116. Article 4.5.5 provides that the GloBE Loss Election must be filed with the GloBE Information Return of the MNE Group filed for the first Fiscal Year in which the MNE Group has a Constituent Entity located in the jurisdiction for which the election is made and that such election cannot be made for a jurisdiction with an Eligible Distribution Tax System as defined in Article 7.3. Because the GloBE Loss Election can only be filed with the first GloBE Information Return of the MNE Group that includes the jurisdiction for which the election is made, the GloBE Loss Election is an election that may only be made once. This rule is required to limit the applicability of Article 4.5.1 such that it provides a relief mechanism or simplification for jurisdictions where an MNE Group decides that an election is necessary, but also does not allow for manipulation or distortions by shifting into and out of the election over time.

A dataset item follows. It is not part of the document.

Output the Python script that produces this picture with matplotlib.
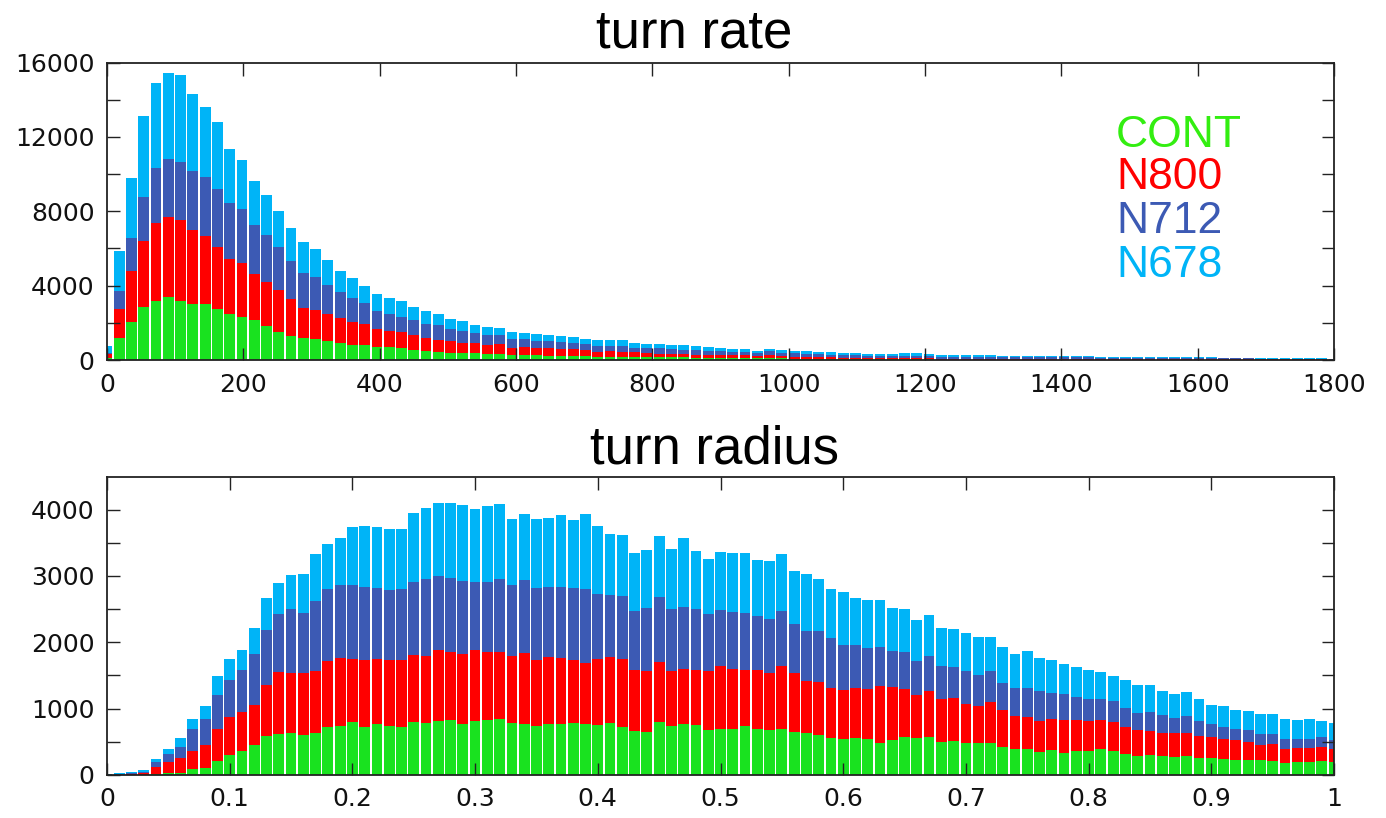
import numpy as np
import matplotlib
matplotlib.use("Agg")
import matplotlib.pyplot as plt
from matplotlib.ticker import MultipleLocator

# ---------------- data: turn rate (bin width 18) ----------------
rate_bin = 18
rate_cont = [90, 1162, 2019, 2841, 3163, 3395, 3163, 3038, 3038, 2734,
             2466, 2323, 2144, 1805, 1519, 1305, 1179, 1108, 1030, 894,
             822, 804, 715, 715, 643, 536, 465, 447, 393, 357,
             357, 304, 322, 268, 250, 250, 214, 214, 214, 214,
             161, 170, 170, 161, 160, 145, 145, 140, 125, 125,
             125, 110, 110, 90, 125, 90, 70, 60, 50, 50,
             45, 45, 40, 40, 35, 35, 35, 30, 25, 25,
             25, 25, 20, 20, 20, 20, 18, 16, 16, 16,
             16, 14, 14, 13, 13, 13, 13, 11, 11, 11,
             11, 10, 10, 10, 9, 9, 9, 9, 7, 7, 6]
rate_n800 = [215, 1572, 2752, 3574, 4199, 4271, 4360, 3931, 3645, 3342,
             2984, 2913, 2466, 2377, 2234, 1965, 1644, 1590, 1445, 1358,
             1233, 1108, 929, 840, 840, 804, 697, 625, 608, 554,
             537, 500, 536, 393, 429, 393, 411, 376, 358, 340,
             286, 295, 280, 250, 200, 195, 175, 170, 165, 145,
             145, 140, 140, 110, 125, 110, 110, 120, 90, 90,
             85, 85, 70, 70, 65, 75, 75, 70, 55, 55,
             55, 55, 55, 50, 50, 50, 47, 43, 43, 43,
             43, 40, 40, 35, 35, 35, 35, 32, 32, 32,
             32, 28, 28, 28, 24, 24, 24, 24, 20, 20, 16]
rate_n712 = [90, 965, 1769, 2377, 2967, 3145, 3145, 3217, 3181, 3127,
             2967, 2895, 2663, 2519, 2323, 2055, 1841, 1787, 1565, 1393,
             1269, 1162, 1001, 911, 840, 804, 786, 786, 661, 662,
             553, 536, 482, 465, 429, 376, 376, 375, 357, 304,
             304, 295, 300, 250, 280, 280, 250, 240, 230, 230,
             195, 180, 160, 160, 215, 160, 180, 160, 160, 150,
             140, 140, 120, 120, 120, 130, 130, 120, 100, 100,
             100, 100, 95, 90, 90, 90, 85, 78, 78, 78,
             78, 71, 71, 65, 65, 65, 65, 57, 57, 57,
             57, 50, 50, 50, 42, 42, 42, 42, 35, 35, 28]
rate_n678 = [375, 2144, 3235, 4307, 4592, 4629, 4664, 4110, 3735, 3610,
             2930, 2645, 2341, 2180, 1948, 1769, 1680, 1501, 1321, 1162,
             1108, 929, 893, 876, 840, 733, 697, 590, 554, 518,
             447, 447, 376, 393, 322, 357, 339, 304, 304, 286,
             303, 305, 304, 250, 236, 256, 252, 272, 213, 215,
             178, 160, 180, 140, 143, 158, 140, 143, 129, 139,
             123, 123, 110, 110, 102, 117, 117, 120, 88, 88,
             88, 88, 80, 72, 72, 72, 64, 59, 59, 59,
             59, 54, 54, 48, 48, 48, 48, 43, 43, 43,
             43, 37, 37, 37, 32, 32, 32, 32, 27, 27, 21]

# ---------------- data: turn radius (bin width 0.01) ----------------
rad_bin = 0.01
rad_cont = [0, 2, 5, 5, 15, 25, 35, 90, 105, 211,
            301, 366, 447, 592, 617, 628, 602, 628, 718, 738,
            798, 728, 768, 738, 728, 793, 783, 813, 828, 763,
            813, 828, 838, 778, 763, 738, 763, 763, 778, 768,
            758, 778, 728, 658, 653, 798, 743, 773, 748, 680,
            693, 693, 743, 693, 678, 693, 653, 628, 597, 552,
            537, 562, 542, 487, 527, 567, 557, 572, 502, 507,
            482, 482, 482, 417, 392, 392, 346, 377, 336, 361,
            361, 392, 356, 321, 286, 306, 286, 271, 286, 256,
            261, 241, 231, 231, 231, 216, 176, 201, 201, 211, 191]
rad_n800 = [0, 3, 10, 20, 110, 176, 216, 276, 342, 477,
            578, 583, 602, 763, 929, 903, 929, 943, 999, 1029,
            949, 1004, 979, 994, 1004, 1014, 1014, 1064, 1024, 1064,
            1075, 1024, 1019, 1009, 1074, 999, 1009, 999, 959, 924,
            994, 994, 1014, 918, 908, 909, 828, 818, 838, 891,
            949, 903, 843, 883, 858, 954, 883, 788, 809, 763,
            748, 753, 758, 853, 793, 728, 648, 688, 638, 648,
            592, 562, 617, 567, 502, 487, 467, 461, 487, 462,
            452, 441, 442, 397, 397, 357, 352, 357, 342, 326,
            306, 301, 291, 271, 221, 256, 216, 206, 206, 206, 196]
rad_n712 = [5, 10, 15, 25, 71, 115, 176, 332, 391, 517,
            552, 627, 778, 829, 884, 974, 914, 1054, 1084, 1089,
            1119, 1104, 1064, 1054, 1064, 1105, 1155, 1115, 1115, 1095,
            1019, 1060, 1095, 1074, 1095, 1079, 1064, 1069, 1079, 1109,
            969, 934, 954, 894, 959, 969, 924, 944, 909, 859,
            848, 859, 854, 814, 818, 823, 733, 753, 768, 748,
            678, 648, 618, 588, 548, 557, 512, 527, 502, 471,
            487, 462, 462, 407, 411, 431, 447, 392, 392, 352,
            327, 307, 316, 291, 246, 291, 271, 235, 261, 226,
            196, 176, 171, 176, 170, 150, 150, 140, 140, 155, 140]
rad_n678 = [10, 10, 10, 25, 40, 76, 125, 140, 196, 286,
            311, 312, 382, 482, 467, 502, 587, 698, 678, 718,
            874, 914, 919, 914, 909, 1029, 1064, 1099, 1129, 1149,
            1094, 1144, 1129, 989, 994, 1034, 1039, 1085, 1019, 1125,
            1034, 923, 918, 873, 869, 923, 909, 1029, 884, 825,
            873, 883, 908, 848, 864, 853, 803, 858, 778, 743,
            788, 703, 712, 707, 642, 643, 617, 628, 567, 578,
            573, 577, 522, 542, 512, 562, 497, 497, 457, 452,
            446, 416, 377, 417, 421, 396, 361, 352, 366, 342,
            296, 321, 286, 286, 302, 302, 306, 276, 291, 241, 251]

series_names = ["CONT", "N800", "N712", "N678"]
bar_colors = ["#19e21f", "#ff0000", "#3c5ab4", "#00b4f7"]
legend_colors = ["#33ee11", "#ff0000", "#3c5ab4", "#00b4f7"]

# ---------------- figure ----------------
plt.rcParams['font.family'] = ['DejaVu Sans']
fig = plt.figure(figsize=(13.86, 8.18), dpi=100)
W, H = 1386, 818

def px_axes(x0, x1, ytop, ybot):
    return fig.add_axes([x0 / W, 1 - ybot / H, (x1 - x0) / W, (ybot - ytop) / H])

ax1 = px_axes(107, 1334, 62.5, 360)
ax2 = px_axes(107, 1334, 477, 775)

def stacked(ax, binw, series):
    x = np.arange(len(series[0])) * binw
    bottom = np.zeros(len(x))
    for vals, col in zip(series, bar_colors):
        v = np.asarray(vals, dtype=float)
        ax.bar(x, v, width=binw * 0.88, bottom=bottom, color=col,
               edgecolor='none', linewidth=0, align='center')
        bottom = bottom + v

stacked(ax1, rate_bin, [rate_cont, rate_n800, rate_n712, rate_n678])
stacked(ax2, rad_bin, [rad_cont, rad_n800, rad_n712, rad_n678])

ax1.set_xlim(0, 1800)
ax1.set_ylim(0, 16000)
ax1.xaxis.set_major_locator(MultipleLocator(200))
ax1.yaxis.set_major_locator(MultipleLocator(4000))
ax1.yaxis.set_minor_locator(MultipleLocator(2000))

ax2.set_xlim(0, 1)
ax2.set_ylim(0, 4490)
ax2.xaxis.set_major_locator(MultipleLocator(0.1))
ax2.yaxis.set_major_locator(MultipleLocator(1000))
ax2.yaxis.set_minor_locator(MultipleLocator(500))
ax2.xaxis.set_major_formatter(matplotlib.ticker.FuncFormatter(
    lambda v, p: "0" if abs(v) < 1e-9 else ("1" if abs(v - 1) < 1e-9 else f"{v:.1f}")))

for ax in (ax1, ax2):
    ax.tick_params(which='both', direction='in', top=True, right=True,
                   length=9, width=1.0, color='#222222')
    ax.tick_params(which='major', labelsize=18, pad=9, labelcolor='#111111')
    for s in ax.spines.values():
        s.set_linewidth(1.3)
        s.set_color('#222222')

fig.text(694 / W, 1 - 48 / H, "turn rate", ha='center', va='baseline',
         fontsize=38, family=['Liberation Sans', 'DejaVu Sans'], color='black')
fig.text(714 / W, 1 - 463 / H, "turn radius", ha='center', va='baseline',
         fontsize=38, family=['Liberation Sans', 'DejaVu Sans'], color='black')

legend_y = [146.7, 189, 233, 276.7]
for name, col, yb in zip(series_names, legend_colors, legend_y):
    fig.text(1116 / W, 1 - yb / H, name, ha='left', va='baseline',
             fontsize=32, family=['Liberation Sans', 'DejaVu Sans'], color=col)

fig.savefig("out.png", dpi=100)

Further, permitting a deemed deferred tax asset for losses in jurisdictions with an Eligible Distribution Tax System as defined in Article 7.3 would result in an overstated ETR in such jurisdictions, given that distribution tax is only applicable when positive earnings are distributed.

117. Because the GloBE Loss Deferred Tax Asset is a jurisdictional attribute of the MNE Group, pursuant to Article 6.2.1(f), it does not transfer with a Constituent Entity in the event such entity leaves the MNE Group. Accordingly, when a Constituent Entity has been acquired from another MNE Group, whether such MNE Group has or has not made a GloBE Loss Election will not be relevant or taken into account for purposes of the acquiring MNE Group. Note that to the extent all Constituent Entities in a jurisdiction are transferred, the GloBE Loss Deferred Tax Asset remains with the transferor MNE Group despite the fact that it no longer has Constituent Entities in such jurisdiction. For example, MNE Group 1 has made a GloBE Loss Election with respect to Country A and then sells Constituent Entity Z, which is located in Country A, to MNE Group 2. MNE Group 2 will not acquire any GloBE Loss Deferred Tax Asset with respect to the acquisition of Constituent Entity Z and the GloBE Loss Election made by MNE Group 1 has no impact on MNE Group 2. MNE Group 2 may still elect the GloBE Loss Election for Country A with its first GloBE Information Return that includes Country A if it so desires.

Article 4.5.6

118. Article 4.5.6 provides a special rule for Flow-through Entities that are the UPE of an MNE Group that is made independently of an Article 4.5 election for any jurisdiction. Such entities may make a GloBE Loss Election under Article 4.5 and when the election is made, the GloBE Loss Deferred Tax Asset is calculated for the UPE in accordance with Articles 4.5.1 through 4.5.5. This special GloBE Loss Deferred Tax Asset is calculated solely with reference to the GloBE Loss of the Flow-through Entity after reduction in accordance with Article 7.1.2 to ensure losses that flow through to share-holders are not double counted. This GloBE Loss remains with the Flow-through Entity that is a UPE and can only be used to offset future GloBE Income of such UPE. Accordingly, because other entities are not aggregated with the Flow-through Entity that is a UPE for purposes of calculating the GloBE Loss, this election is made with respect to only the Flow-through Entity that is the UPE. Note that other entities are not aggregated with the Flow-through Entity that is a UPE even if a GloBE Loss Election has been made for the jurisdiction in which the UPE is located.

No examples have been published by the OECD regarding this article.